A compound typically has a unique chemical formula that accurately represents its composition. However, certain compounds can be represented by more than one formula, each highlighting different aspects of its chemical structure. For instance, glucose has the molecular formula C₆H₁₂O₆, which shows the number of each type of atom. However, it also has a structural formula that illustrates how these atoms are bonded together, which can be represented in various ways (linear, ring structure, etc.), each offering insights into the molecule's geometry and reactivity. Another example is isomers, compounds with the same molecular formula but different arrangements of atoms, leading to different properties. Ethanol (C₂H₆O) and dimethyl ether (C₂H₆O) are isomers; they share the same molecular formula but have different structural arrangements and, consequently, different chemical and physical properties. This illustrates that while the molecular formula remains constant, the structural formula can vary, providing additional information about the compound's characteristics.

Understanding molecular geometry is crucial in deriving compound formulae as it provides insight into the arrangement of atoms within a molecule and how these atoms bond together. Molecular geometry affects the chemical and physical properties of the compound, including reactivity, polarity, phase of matter, colour, and magnetism. For instance, the angular geometry of water (H₂O) leads to its polarity, making it an excellent solvent. The linear geometry of carbon dioxide (CO₂) explains its non-polarity, affecting how it interacts with other substances. In organic chemistry, the tetrahedral geometry of methane (CH₄) or the planar geometry of ethene (C₂H₄) significantly influences their chemical behaviour and reactions. By understanding molecular geometry, students can better predict the properties of compounds and the types of chemical reactions they might undergo. This understanding is not only fundamental for deriving the right formulae but also for comprehending the broader implications of these formulae in real-world chemical contexts.

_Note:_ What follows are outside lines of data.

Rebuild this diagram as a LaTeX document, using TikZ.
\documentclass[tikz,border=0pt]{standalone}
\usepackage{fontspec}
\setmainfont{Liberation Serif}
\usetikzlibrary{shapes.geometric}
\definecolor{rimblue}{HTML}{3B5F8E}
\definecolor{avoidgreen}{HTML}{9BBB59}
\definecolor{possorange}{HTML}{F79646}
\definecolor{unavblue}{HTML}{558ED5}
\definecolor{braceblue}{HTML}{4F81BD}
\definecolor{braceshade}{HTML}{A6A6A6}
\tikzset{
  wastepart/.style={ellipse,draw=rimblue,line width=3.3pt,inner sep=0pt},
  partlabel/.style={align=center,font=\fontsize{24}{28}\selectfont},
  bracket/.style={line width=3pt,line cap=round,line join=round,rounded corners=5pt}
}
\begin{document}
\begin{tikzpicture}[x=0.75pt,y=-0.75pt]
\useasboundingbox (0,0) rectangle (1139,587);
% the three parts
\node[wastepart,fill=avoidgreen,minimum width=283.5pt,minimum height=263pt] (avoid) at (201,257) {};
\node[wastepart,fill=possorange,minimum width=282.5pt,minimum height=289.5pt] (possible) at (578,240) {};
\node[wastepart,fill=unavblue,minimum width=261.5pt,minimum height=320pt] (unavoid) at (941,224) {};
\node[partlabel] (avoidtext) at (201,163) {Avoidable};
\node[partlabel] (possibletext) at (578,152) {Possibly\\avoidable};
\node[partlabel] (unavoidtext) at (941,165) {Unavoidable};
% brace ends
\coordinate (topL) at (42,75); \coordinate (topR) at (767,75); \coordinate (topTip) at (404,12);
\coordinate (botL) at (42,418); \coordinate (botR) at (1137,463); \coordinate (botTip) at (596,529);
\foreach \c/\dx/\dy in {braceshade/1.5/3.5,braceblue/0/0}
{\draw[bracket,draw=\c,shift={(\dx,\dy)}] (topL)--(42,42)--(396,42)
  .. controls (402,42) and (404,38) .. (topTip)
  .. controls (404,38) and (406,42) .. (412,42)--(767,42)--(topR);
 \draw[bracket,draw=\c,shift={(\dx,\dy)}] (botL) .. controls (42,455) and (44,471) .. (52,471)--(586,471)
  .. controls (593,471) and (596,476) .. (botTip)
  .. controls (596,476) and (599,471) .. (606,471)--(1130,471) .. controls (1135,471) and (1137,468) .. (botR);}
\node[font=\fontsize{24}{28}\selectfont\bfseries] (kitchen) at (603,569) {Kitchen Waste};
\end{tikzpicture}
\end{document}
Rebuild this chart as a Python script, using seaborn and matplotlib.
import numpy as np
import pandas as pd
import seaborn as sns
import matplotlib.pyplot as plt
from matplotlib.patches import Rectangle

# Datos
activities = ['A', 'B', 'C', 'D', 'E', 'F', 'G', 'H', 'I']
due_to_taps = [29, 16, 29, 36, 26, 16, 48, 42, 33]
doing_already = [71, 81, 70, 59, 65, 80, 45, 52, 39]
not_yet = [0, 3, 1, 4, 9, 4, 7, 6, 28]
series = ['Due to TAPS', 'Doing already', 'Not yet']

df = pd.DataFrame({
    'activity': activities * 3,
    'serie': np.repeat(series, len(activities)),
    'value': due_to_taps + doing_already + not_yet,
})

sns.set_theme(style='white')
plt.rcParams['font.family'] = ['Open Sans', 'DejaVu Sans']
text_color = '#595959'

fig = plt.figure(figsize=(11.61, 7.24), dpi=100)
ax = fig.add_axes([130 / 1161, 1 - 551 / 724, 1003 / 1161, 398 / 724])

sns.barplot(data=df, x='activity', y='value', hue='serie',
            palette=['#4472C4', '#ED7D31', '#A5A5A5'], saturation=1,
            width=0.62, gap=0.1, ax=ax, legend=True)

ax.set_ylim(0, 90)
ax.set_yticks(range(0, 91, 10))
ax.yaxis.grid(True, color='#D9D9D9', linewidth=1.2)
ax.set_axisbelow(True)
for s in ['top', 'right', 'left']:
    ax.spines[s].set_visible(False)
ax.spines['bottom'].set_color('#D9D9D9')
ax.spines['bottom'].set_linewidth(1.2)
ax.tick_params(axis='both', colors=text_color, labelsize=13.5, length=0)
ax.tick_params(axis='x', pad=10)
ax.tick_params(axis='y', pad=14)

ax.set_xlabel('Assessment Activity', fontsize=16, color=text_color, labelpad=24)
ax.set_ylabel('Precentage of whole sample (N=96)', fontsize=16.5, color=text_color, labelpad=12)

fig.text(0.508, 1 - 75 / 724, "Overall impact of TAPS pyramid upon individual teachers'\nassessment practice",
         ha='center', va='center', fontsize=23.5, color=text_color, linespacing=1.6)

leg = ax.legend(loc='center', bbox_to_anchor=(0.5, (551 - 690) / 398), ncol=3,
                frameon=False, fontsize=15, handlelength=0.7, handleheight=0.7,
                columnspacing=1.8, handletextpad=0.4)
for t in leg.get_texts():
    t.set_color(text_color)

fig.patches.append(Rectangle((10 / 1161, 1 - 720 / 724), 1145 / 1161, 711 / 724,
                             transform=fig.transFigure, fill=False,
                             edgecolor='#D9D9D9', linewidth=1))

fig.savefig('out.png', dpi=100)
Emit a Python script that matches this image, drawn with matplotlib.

Determining the formula of a compound from a chemical diagram that includes ions requires understanding the charges of the ions and how they combine to form neutral compounds. Firstly, identify the ions and their respective charges. For example, in a diagram depicting sodium ions (Na⁺) and chloride ions (Cl⁻), the positive and negative charges should balance each other out. Since both ions have charges of ±1, they combine in a 1:1 ratio, forming NaCl. In a more complex scenario, such as calcium ions (Ca²⁺) and sulfate ions (SO₄²⁻), the ratio is also 1:1, resulting in CaSO₄. However, if the ions have different charges, such as aluminum ions (Al³⁺) and chloride ions (Cl⁻), a 1:3 ratio is needed to balance the charges, forming AlCl₃. It's crucial to understand that the total positive charge must equal the total negative charge to achieve a neutral compound. This approach is fundamental in deriving the formula of ionic compounds from chemical diagrams.

Valency plays a crucial role in the derivation of chemical formulae as it indicates the combining power of an element, essentially showing how many electrons an atom will lose, gain, or share when it forms chemical bonds. In simple terms, valency is the number of hydrogen atoms an element can combine with or displace in a chemical reaction. For instance, the valency of oxygen is 2, meaning it can combine with two hydrogen atoms to form water (H₂O). In a compound like methane (CH₄), carbon has a valency of 4, bonding with four hydrogen atoms. Understanding valency is especially important in forming compounds with the correct ratios of atoms. For example, in magnesium oxide (MgO), magnesium has a valency of 2 and oxygen a valency of 2, leading to a 1:1 ratio in the compound. A correct understanding of valency ensures that the derived chemical formulae accurately represent the compound's composition and conforms to the law of conservation of mass.

The Periodic Table is an invaluable tool in deriving compound formulae as it provides essential information about the elements that make up compounds. Each element's position in the Periodic Table indicates its atomic number (the number of protons), which directly relates to its atomic symbol used in chemical formulae. Additionally, the table groups elements with similar chemical properties, which is crucial in predicting how different elements will combine. For instance, elements in Group 1 (alkali metals) typically form +1 ions, while those in Group 17 (halogens) form -1 ions. This knowledge helps in determining the ratios in which different elements combine to form compounds. The Periodic Table also gives information about the valency of elements, which is the ability of an atom to bond with other atoms, and this is key in determining the ratios of atoms in a compound. By understanding these patterns and properties, students can more accurately derive the formulae of compounds.